Douze bombes atomiques pour la Belgique
Douze bombes atomiques pour la Belgique
(Max Helleff) La Libre Belgique et De Morgen viennent de réveiller un vieux serpent de mer en diffusant des extraits d’un document issu de l’assemblée de l'OTAN. Dans ce «projet de rapport» daté du 16 avril, ces lignes ont interpellé : «Dans le contexte de l'OTAN, les Etats-Unis déploient environ 150 armes nucléaires, en particulier des bombes gravitationnelles B61, en Europe, à bord d'avions à double capacité, à la fois américains et alliés. Ces bombes sont stockées dans six bases américaines et européennes – Kleine-Brogel en Belgique, Büchel en Allemagne, Aviano et Ghedi-Torre en Italie, Volkel aux Pays-Bas et Inçirlik en Turquie».
Mais le 11 juillet, le document a disparu du web pour être remplacé par une version corrigée. Celle-ci stipule toujours que «dans le contexte de l'OTAN, les États-Unis déploient environ 150 armes nucléaires (…) à bord d'avions à double capacité…» C'est ici qu'intervient la correction: «Les alliés européens souvent cités comme exploitant de tels avions sont la Belgique, l'Allemagne, l'Italie, les Pays-Bas et la Turquie».
Autrement dit, le premier projet de rapport présentait la Belgique et les autres pays nommés comme des Etats abritant la «bombe» – en contradiction apparente avec l'article 2 du Traité de non-prolifération des armes nucléaires.
Secret absolu
La seconde version se contente de préciser qu'ils possèdent des avions susceptibles de la transporter. Le subterfuge n'a pas échappé à un député Ecolo qui s'est fait fort d'alerter la presse. Et pour cause: la présence de bombes atomiques en Belgique qui fut par le passé à l'origine de manifestations antinucléaires semble bien réelle. Un secret de Polichinelle jamais officiellement confirmé.
Le «draft» incriminé a manifestement fuité d'une réunion de l'OTAN qui s'est tenue du 31 mai au 3 juin dernier, à Bratislava. A priori, il ne représente que les vues du rapporteur général. Toutefois, le secret absolu sur la localisation des arsenaux de l'Alliance atlantique s'applique aussi à son assemblée.
Redoutable privilège
Quoi qu'il en soit, le rapport apporte au moins deux informations. Un: les Belges – mais aussi leurs voisins directs – ont le redoutable privilège de côtoyer une nouvelle génération de bombes atomiques. De «faible puissance», la B61-12 peut être guidée et non plus seulement larguée.
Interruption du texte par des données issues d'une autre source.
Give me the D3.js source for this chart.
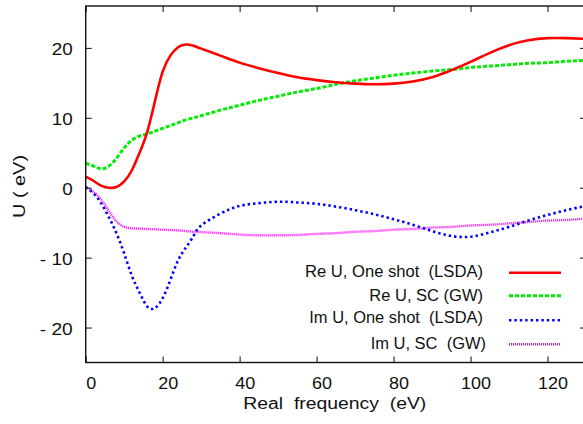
<!DOCTYPE html>
<html><head><meta charset="utf-8">
<script src="https://cdn.jsdelivr.net/npm/d3@7"></script>
<style>html,body{margin:0;padding:0;background:#fff;} text{font-family:"Liberation Sans",Arial,sans-serif;white-space:pre;}</style>
</head><body>
<svg id="c" width="583" height="424"></svg>
<script>
const freq = [0,2,4,6,8,10,12,14,16,18,20,22,24,26,28,30,35,40,45,50,55,60,65,70,75,80,85,90,95,100,105,110,115,120,125,130];
const reOneShot = [1.6,1.0,0.3,0.0,0.1,0.9,2.5,5.0,8.0,12.4,16.6,18.9,20.1,20.5,20.3,19.9,18.9,17.9,17.1,16.4,15.8,15.4,15.1,14.9,14.8,14.9,15.2,15.8,16.8,18.0,19.3,20.4,21.1,21.4,21.4,21.3];
const reSC = [3.5,3.1,2.7,3.1,4.2,5.7,6.8,7.4,7.7,8.1,8.5,8.9,9.3,9.7,10.0,10.3,11.1,11.8,12.5,13.1,13.7,14.2,14.8,15.3,15.7,16.1,16.4,16.7,16.9,17.2,17.4,17.6,17.8,17.9,18.1,18.2];
const imOneShot = [0.1,-0.8,-2.2,-4.2,-6.5,-9.4,-12.6,-15.0,-17.0,-17.2,-15.8,-13.2,-10.4,-8.6,-6.9,-5.4,-3.7,-2.6,-2.2,-2.0,-2.1,-2.3,-2.7,-3.2,-3.8,-4.5,-5.3,-6.2,-6.9,-7.0,-6.4,-5.6,-4.7,-3.9,-3.2,-2.6];
const imSC = [0.1,-0.6,-1.7,-3.3,-4.8,-5.6,-5.8,-5.85,-5.9,-5.95,-6.0,-6.05,-6.1,-6.2,-6.3,-6.35,-6.5,-6.7,-6.8,-6.8,-6.75,-6.6,-6.5,-6.3,-6.2,-6.0,-5.9,-5.7,-5.6,-5.4,-5.3,-5.1,-4.9,-4.7,-4.6,-4.4];
const seriesNames = ["Re U, One shot  (LSDA)","Re U, SC (GW)","Im U, One shot  (LSDA)","Im U, SC  (GW)"];
const xTicks = [0,20,40,60,80,100,120];
const yTicks = [-20,-10,0,10,20];
const yTickLabels = ["- 20","- 10","0","10","20"];

const svg = d3.select("#c");
const L=85.7, R=586, T=6, B=362.5;
const x = d3.scaleLinear().domain([0,130]).range([L,R]);
const y = d3.scaleLinear().domain([-25,26]).range([B,T]);

const styles = [
  {color:"#ff0000", w:2.6, dash:null},
  {color:"#00ee00", w:3, dash:"4,2"},
  {color:"#0000ff", w:2.6, dash:"2.4,3"},
  {color:"#ff00ff", w:2.4, dash:"1,1"}
];
const data = [reOneShot, reSC, imOneShot, imSC];

svg.append("defs").append("clipPath").attr("id","clip").append("rect")
  .attr("x",L).attr("y",T).attr("width",R-L).attr("height",B-T);

const line = d3.line().x((d,i)=>x(freq[i])).y(d=>y(d)).curve(d3.curveNatural);
const g = svg.append("g").attr("clip-path","url(#clip)");
[3,2,1,0].forEach(k=>{
  g.append("path").datum(data[k]).attr("d",line).attr("fill","none")
   .attr("stroke",styles[k].color).attr("stroke-width",styles[k].w)
   .attr("stroke-dasharray",styles[k].dash);
});

const tickLen = 6;
const ax = svg.append("g").attr("transform",`translate(0,${B})`)
  .call(d3.axisBottom(x).tickValues(xTicks).tickSize(-tickLen).tickPadding(0).tickFormat(d3.format("d")));
svg.append("g").attr("transform",`translate(0,${T})`)
  .call(d3.axisTop(x).tickValues(xTicks).tickSize(-tickLen).tickFormat(""));
const ay = svg.append("g").attr("transform",`translate(${L},0)`)
  .call(d3.axisLeft(y).tickValues(yTicks).tickSize(-tickLen).tickPadding(13).tickFormat((d,i)=>yTickLabels[i]));
svg.append("g").attr("transform",`translate(${R},0)`)
  .call(d3.axisRight(y).tickValues(yTicks).tickSize(-tickLen).tickFormat(""));
svg.selectAll(".domain").remove();
svg.selectAll(".tick line").attr("stroke","#333").attr("stroke-width",1.2);
svg.selectAll(".tick text").attr("font-family","Liberation Sans, Arial, sans-serif").attr("font-size",16).attr("fill","#111");
ax.selectAll(".tick text").attr("y",26).attr("dy",0).attr("dx",5)
  .attr("textLength",function(){return this.textContent.length*10;}).attr("lengthAdjust","spacingAndGlyphs");
ay.selectAll(".tick text").attr("dy","0.44em")
  .attr("textLength",function(){const t=this.textContent;return t.startsWith("-")?33:t.length*10.5;}).attr("lengthAdjust","spacingAndGlyphs");

svg.append("rect").attr("x",L).attr("y",T).attr("width",R-L).attr("height",B-T)
  .attr("fill","none").attr("stroke","#111").attr("stroke-width",1.4);

svg.append("text").attr("x",243.3).attr("y",409).attr("font-size",16).attr("fill","#111")
  .attr("textLength",183).attr("lengthAdjust","spacingAndGlyphs").text("Real  frequency  (eV)");
svg.append("text").attr("transform","translate(25,186.5) rotate(-90)").attr("text-anchor","middle")
  .attr("font-size",16).attr("fill","#111").attr("textLength",63).attr("lengthAdjust","spacingAndGlyphs").text("U ( eV)");

const legBase = [277,300.7,323.3,348.5];
const legRight = [483,483,483,486];
const legW = [178,113.7,173.7,115.3];
const legLineY = [272.7,295.7,320.3,344.3];
seriesNames.forEach((n,k)=>{
  svg.append("text").attr("x",legRight[k]).attr("y",legBase[k]).attr("text-anchor","end")
    .attr("font-size",16).attr("fill","#111").attr("textLength",legW[k]).attr("lengthAdjust","spacingAndGlyphs").text(n);
  svg.append("line").attr("x1",509).attr("x2",561).attr("y1",legLineY[k]).attr("y2",legLineY[k])
    .attr("stroke",styles[k].color).attr("stroke-width",styles[k].w).attr("stroke-dasharray",styles[k].dash);
});
</script>
</body></html>
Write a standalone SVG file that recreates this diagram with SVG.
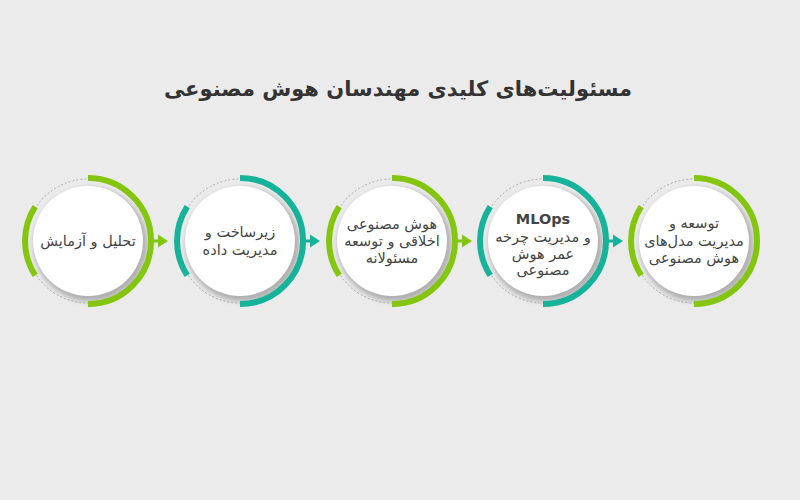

Coût total de sa production aux Etats-Unis: entre 7,5 et 10 milliards de dollars.
Douze de ces nouvelles bombes sont ou seront stockées à Kleine-Brogel (sur les 150 destinées à l'Europe contre 240 engins nucléaires de vieille génération).
Ni démenti, ni confirmé
Deux: le F-35 que la Belgique vient d'acquérir sera adapté par son constructeur Lockheed Martin afin de tirer la nouvelle B61-12. Coïncidence? Tout au long du marché public qui a encadré l'achat du nouvel avion, il a été reproché au gouvernement Michel d'avoir lancé un appel d'offre taillé sur mesure pour le chasseur bombardier américain F-35, seul avion à disposer de la technologie nécessaire pour le transport de la bombe atomique… américaine.
Priées de s'expliquer, les autorités belges n'ont ni démenti, ni confirmé la présence d'un arsenal nucléaire de dernier cri à Kleine-Brogel, dans le Limbourg.
L'an dernier, à Bruxelles, l'OTAN avait souligné que la dissuasion nucléaire atlantique repose «également» sur les bombes américaines déployées en Europe et sur les infrastructures mises à disposition «par les Alliés concernés», y compris les «avions à double capacité». Même de «faible puissance», l'arme atomique semble bien faire son retour en grâce.